◆ **Task**
Retype all of the listing exactly, passing over any picture you find.

◆ **Recorded information**

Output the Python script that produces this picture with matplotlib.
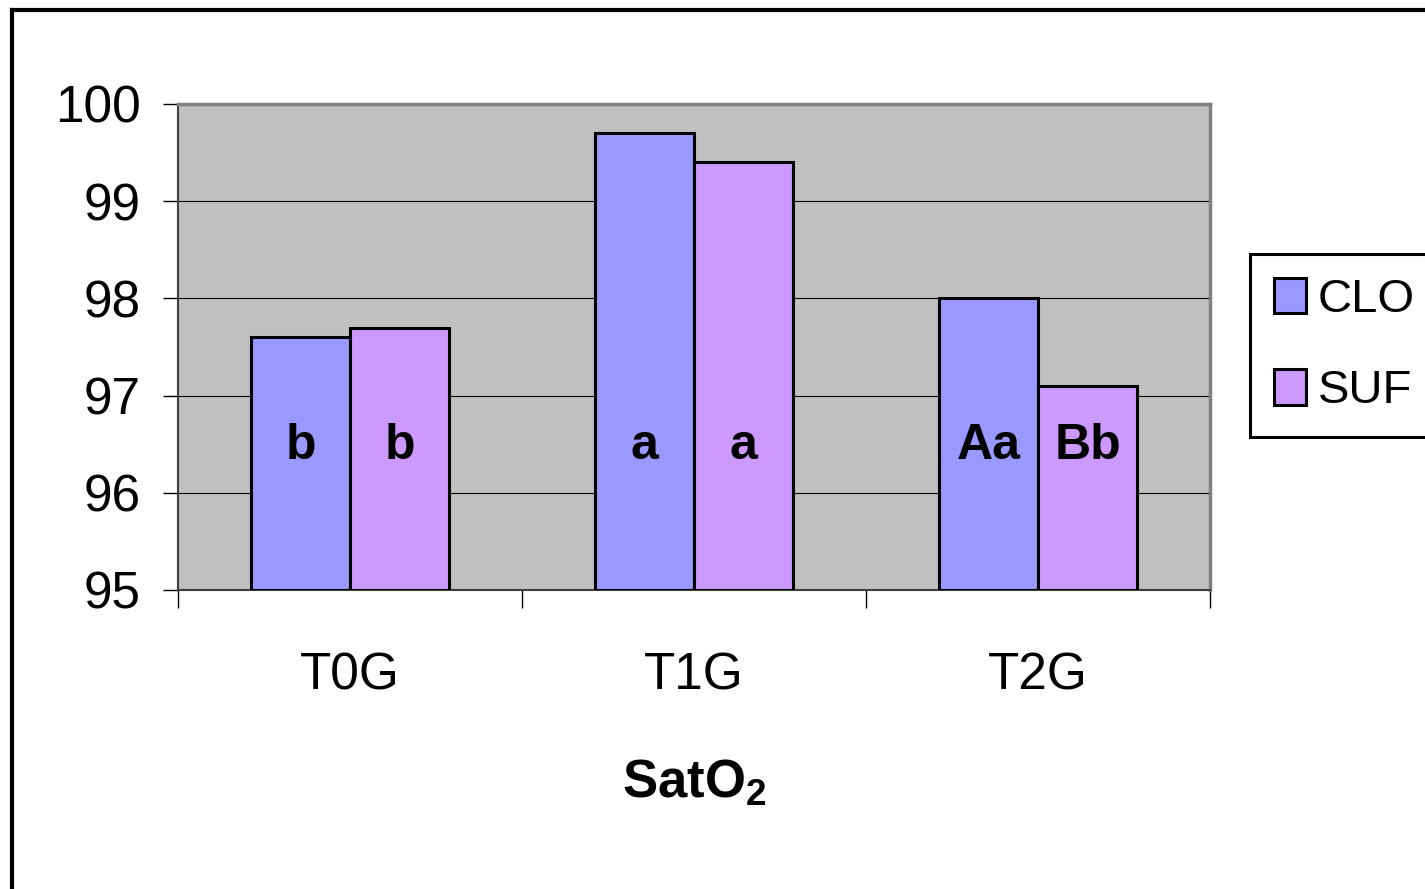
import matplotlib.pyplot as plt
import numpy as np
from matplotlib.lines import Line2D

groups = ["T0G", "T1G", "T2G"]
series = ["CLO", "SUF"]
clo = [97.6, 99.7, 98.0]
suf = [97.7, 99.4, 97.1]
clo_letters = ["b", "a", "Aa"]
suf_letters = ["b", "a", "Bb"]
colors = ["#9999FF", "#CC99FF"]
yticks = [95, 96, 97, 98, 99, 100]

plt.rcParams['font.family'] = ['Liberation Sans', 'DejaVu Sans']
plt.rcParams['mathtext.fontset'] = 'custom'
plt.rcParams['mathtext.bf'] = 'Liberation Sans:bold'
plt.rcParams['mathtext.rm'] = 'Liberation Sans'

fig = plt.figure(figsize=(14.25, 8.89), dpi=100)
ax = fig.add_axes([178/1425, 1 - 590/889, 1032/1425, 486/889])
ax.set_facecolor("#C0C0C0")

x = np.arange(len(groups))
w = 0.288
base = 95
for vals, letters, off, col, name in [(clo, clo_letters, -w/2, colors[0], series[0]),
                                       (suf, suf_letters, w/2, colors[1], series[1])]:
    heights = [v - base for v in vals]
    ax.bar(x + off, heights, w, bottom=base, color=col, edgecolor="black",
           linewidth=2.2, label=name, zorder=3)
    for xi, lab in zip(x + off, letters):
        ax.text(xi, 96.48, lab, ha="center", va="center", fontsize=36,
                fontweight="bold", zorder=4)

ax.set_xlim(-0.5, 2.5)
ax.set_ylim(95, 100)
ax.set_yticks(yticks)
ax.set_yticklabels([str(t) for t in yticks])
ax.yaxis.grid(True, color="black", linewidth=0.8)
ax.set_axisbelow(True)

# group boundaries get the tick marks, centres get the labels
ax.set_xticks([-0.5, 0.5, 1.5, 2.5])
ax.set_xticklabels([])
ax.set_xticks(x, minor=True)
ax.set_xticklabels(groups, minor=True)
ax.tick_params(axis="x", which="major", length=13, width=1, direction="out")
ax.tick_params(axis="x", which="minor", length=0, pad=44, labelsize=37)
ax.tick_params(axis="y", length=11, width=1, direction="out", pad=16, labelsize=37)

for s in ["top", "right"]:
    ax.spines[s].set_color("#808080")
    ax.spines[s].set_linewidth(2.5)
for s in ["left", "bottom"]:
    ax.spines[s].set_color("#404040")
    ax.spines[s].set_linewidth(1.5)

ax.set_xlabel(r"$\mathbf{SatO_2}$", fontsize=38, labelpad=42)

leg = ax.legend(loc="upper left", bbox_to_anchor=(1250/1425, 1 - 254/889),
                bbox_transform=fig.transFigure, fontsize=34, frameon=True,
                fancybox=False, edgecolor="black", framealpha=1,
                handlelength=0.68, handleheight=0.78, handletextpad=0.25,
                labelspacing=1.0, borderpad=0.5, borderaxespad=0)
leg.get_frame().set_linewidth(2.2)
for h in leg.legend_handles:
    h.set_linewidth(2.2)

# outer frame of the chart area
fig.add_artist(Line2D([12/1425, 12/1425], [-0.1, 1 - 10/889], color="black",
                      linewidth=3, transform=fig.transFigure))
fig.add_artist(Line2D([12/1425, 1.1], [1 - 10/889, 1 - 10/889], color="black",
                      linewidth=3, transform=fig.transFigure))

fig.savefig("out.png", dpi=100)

◆ **Exercise response**
Output the Python script that produces this picture with matplotlib.
import matplotlib.pyplot as plt
import numpy as np
from matplotlib.lines import Line2D

groups = ["T0G", "T1G", "T2G"]
series = ["CLO", "SUF"]
clo = [97.6, 99.7, 98.0]
suf = [97.7, 99.4, 97.1]
clo_letters = ["b", "a", "Aa"]
suf_letters = ["b", "a", "Bb"]
colors = ["#9999FF", "#CC99FF"]
yticks = [95, 96, 97, 98, 99, 100]

plt.rcParams['font.family'] = ['Liberation Sans', 'DejaVu Sans']
plt.rcParams['mathtext.fontset'] = 'custom'
plt.rcParams['mathtext.bf'] = 'Liberation Sans:bold'
plt.rcParams['mathtext.rm'] = 'Liberation Sans'

fig = plt.figure(figsize=(14.25, 8.89), dpi=100)
ax = fig.add_axes([178/1425, 1 - 590/889, 1032/1425, 486/889])
ax.set_facecolor("#C0C0C0")

x = np.arange(len(groups))
w = 0.288
base = 95
for vals, letters, off, col, name in [(clo, clo_letters, -w/2, colors[0], series[0]),
                                       (suf, suf_letters, w/2, colors[1], series[1])]:
    heights = [v - base for v in vals]
    ax.bar(x + off, heights, w, bottom=base, color=col, edgecolor="black",
           linewidth=2.2, label=name, zorder=3)
    for xi, lab in zip(x + off, letters):
        ax.text(xi, 96.48, lab, ha="center", va="center", fontsize=36,
                fontweight="bold", zorder=4)

ax.set_xlim(-0.5, 2.5)
ax.set_ylim(95, 100)
ax.set_yticks(yticks)
ax.set_yticklabels([str(t) for t in yticks])
ax.yaxis.grid(True, color="black", linewidth=0.8)
ax.set_axisbelow(True)

# group boundaries get the tick marks, centres get the labels
ax.set_xticks([-0.5, 0.5, 1.5, 2.5])
ax.set_xticklabels([])
ax.set_xticks(x, minor=True)
ax.set_xticklabels(groups, minor=True)
ax.tick_params(axis="x", which="major", length=13, width=1, direction="out")
ax.tick_params(axis="x", which="minor", length=0, pad=44, labelsize=37)
ax.tick_params(axis="y", length=11, width=1, direction="out", pad=16, labelsize=37)

for s in ["top", "right"]:
    ax.spines[s].set_color("#808080")
    ax.spines[s].set_linewidth(2.5)
for s in ["left", "bottom"]:
    ax.spines[s].set_color("#404040")
    ax.spines[s].set_linewidth(1.5)

ax.set_xlabel(r"$\mathbf{SatO_2}$", fontsize=38, labelpad=42)

leg = ax.legend(loc="upper left", bbox_to_anchor=(1250/1425, 1 - 254/889),
                bbox_transform=fig.transFigure, fontsize=34, frameon=True,
                fancybox=False, edgecolor="black", framealpha=1,
                handlelength=0.68, handleheight=0.78, handletextpad=0.25,
                labelspacing=1.0, borderpad=0.5, borderaxespad=0)
leg.get_frame().set_linewidth(2.2)
for h in leg.legend_handles:
    h.set_linewidth(2.2)

# outer frame of the chart area
fig.add_artist(Line2D([12/1425, 12/1425], [-0.1, 1 - 10/889], color="black",
                      linewidth=3, transform=fig.transFigure))
fig.add_artist(Line2D([12/1425, 1.1], [1 - 10/889, 1 - 10/889], color="black",
                      linewidth=3, transform=fig.transFigure))

fig.savefig("out.png", dpi=100)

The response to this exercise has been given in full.